PORTLAND, Ore. (TheStreet) -- There are exactly two bright spots in the music industry right now, and neither seems related to the other in any capacity.
As Nielsen SoundScan made clear earlier this month, the state of commercial music in 2013 was nothing short of awful. Album sales were down 8.4%. For the first time since Apple launched iTunes in 2003, digital downloads declined from the year before. It was by less than a percent, but it was less than a percent in the wrong direction.
If you were really buying into music in 2013, you were basically doing so in one of two ways: 1. Through streaming services like Pandora (P), Rdio and Spotify, which saw streams jump 32% to 118 billion; or 2. By buying vinyl and increasing sales of that once irrelevant medium by 33%. If you go back to 1993, vinyl sales are up 250% in the last 20 years as overall music sales slid 50%.
Streaming's remaining novelty and vinyl's nostalgia have a small role in those upticks, but there's a bit more at play behind those numbers. They're saying something fundamental about how we're consuming our music and what the expectations are from this point on. They're talking about music's future, and the artists, labels and companies that care about that future need to start listening.
The gains both streaming and vinyl are seeing are a huge statement on the weaknesses of downloads and the flawed experience provided by the favored MP3 sound file. When terrestrial radio began to lose its luster and CD sales started their steep and continued slide, the belief was that music fans could finally become their own curators. By sifting and stockpiling tracks, compiling playlists and poring over music blogs and social media, fans were going to create a utopian environment that finally matched the soundtrack of their lives.

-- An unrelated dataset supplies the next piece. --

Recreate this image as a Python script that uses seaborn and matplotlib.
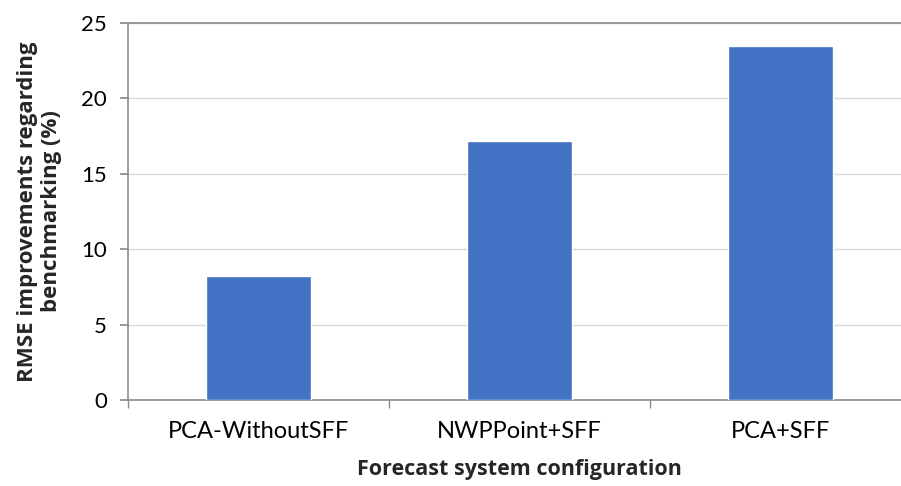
import matplotlib
matplotlib.use("Agg")
import matplotlib.pyplot as plt
import seaborn as sns
import pandas as pd
from matplotlib.ticker import FixedLocator

categories = ["PCA-WithoutSFF", "NWPPoint+SFF", "PCA+SFF"]
values = [8.2, 17.2, 23.5]
yticks = [0, 5, 10, 15, 20, 25]

sns.set_theme(style="white")
plt.rcParams['font.family'] = ['Lato', 'DejaVu Sans']

df = pd.DataFrame({"cfg": categories, "val": values})

fig = plt.figure(figsize=(9.01, 4.86), dpi=100)
ax = fig.add_axes([128/901, 86/486, 783/901, 377/486])
sns.barplot(data=df, x="cfg", y="val", color="#4472C4", saturation=1, width=0.4, ax=ax, zorder=3)

ax.set_xlim(-0.5, 2.5)
ax.set_ylim(0, 25)
ax.set_yticks(yticks)
ax.yaxis.grid(True, color="#D9D9D9", linewidth=1, zorder=0)
ax.set_axisbelow(True)

for s in ["left", "bottom", "top"]:
    ax.spines[s].set_visible(True)
    ax.spines[s].set_color("#8C8C8C")
    ax.spines[s].set_linewidth(1.2)
ax.spines["right"].set_visible(False)

ax.tick_params(axis="y", which="major", left=True, length=6, color="#8C8C8C", labelsize=16, pad=9, labelcolor="black")
ax.tick_params(axis="x", which="major", bottom=False, labelsize=17, pad=9, labelcolor="black")
ax.xaxis.set_minor_locator(FixedLocator([-0.5, 0.5, 1.5, 2.5]))
ax.tick_params(axis="x", which="minor", bottom=True, length=6, color="#8C8C8C")

lab_font = ['Open Sans', 'DejaVu Sans']
ax.set_xlabel("Forecast system configuration", fontsize=15.5, fontweight="bold", labelpad=12, family=lab_font)
ax.set_ylabel("RMSE improvements regarding\nbenchmarking (%)", fontsize=16, fontweight="bold", labelpad=14, linespacing=1.2, family=lab_font)

fig.savefig("out.png", dpi=100)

The problem is that unless you're T. Bone Burnett and have hundreds of hours to dedicate to sifting through sources and diving into archives, it just isn't going to work that way. Casual fans can keep up, download podcasts of DJs and shows they love, search out artists and make connections, but that process only convolutes the job radio did when it functioned at its best. The most broad-based modern equivalents such as Seattle-based KEXP or the New York area's WFMU make a point of opening their airwaves to all comers and continuing a listener's education by throwing as much at them as possible.